Hint: 1. Find the common factor for the numerator and denominator for the fraction $\dfrac{30}{54}$ to convert it in simplest form.
2. Another approach is to do the cross multiplication of a given fraction and check if L.H.S is equal to the R.H.S, the given fractions are equivalent.
Complete step-by-step answer:
Approach 1:
Given fraction are:
$\dfrac{5}{9},\dfrac{30}{54}$
The highest common factor of fraction $\dfrac{30}{54}$ is 6.

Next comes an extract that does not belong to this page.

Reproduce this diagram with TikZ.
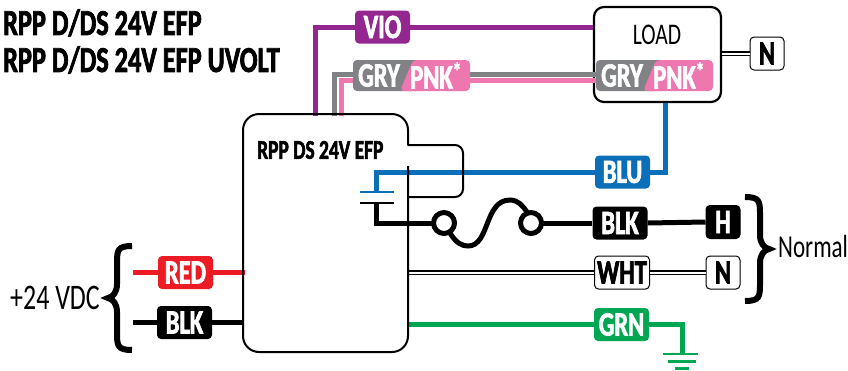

Hence on simplification(By dividing numerator and denominator by 6), we get
$\dfrac{30}{54}=\dfrac{5}{9}$
Hence given fractions are equivalent fractions.
Approach 2:
To check we make both fraction equal and cross multiply
$\dfrac{5}{9}=\dfrac{30}{54}$
$\Rightarrow 5\times 54=30\times 9$
$\Rightarrow 270=270$
Since this is true
$\therefore \dfrac{5}{9},\dfrac{30}{54}$ are the equivalent fractions.
Note: 1. Equivalent fractions are the fractions with different numerators and denominators that represent the same value.
2. The highest common factor is the highest number that divides exactly two or more numbers. It is the greatest number for simplifying fractions.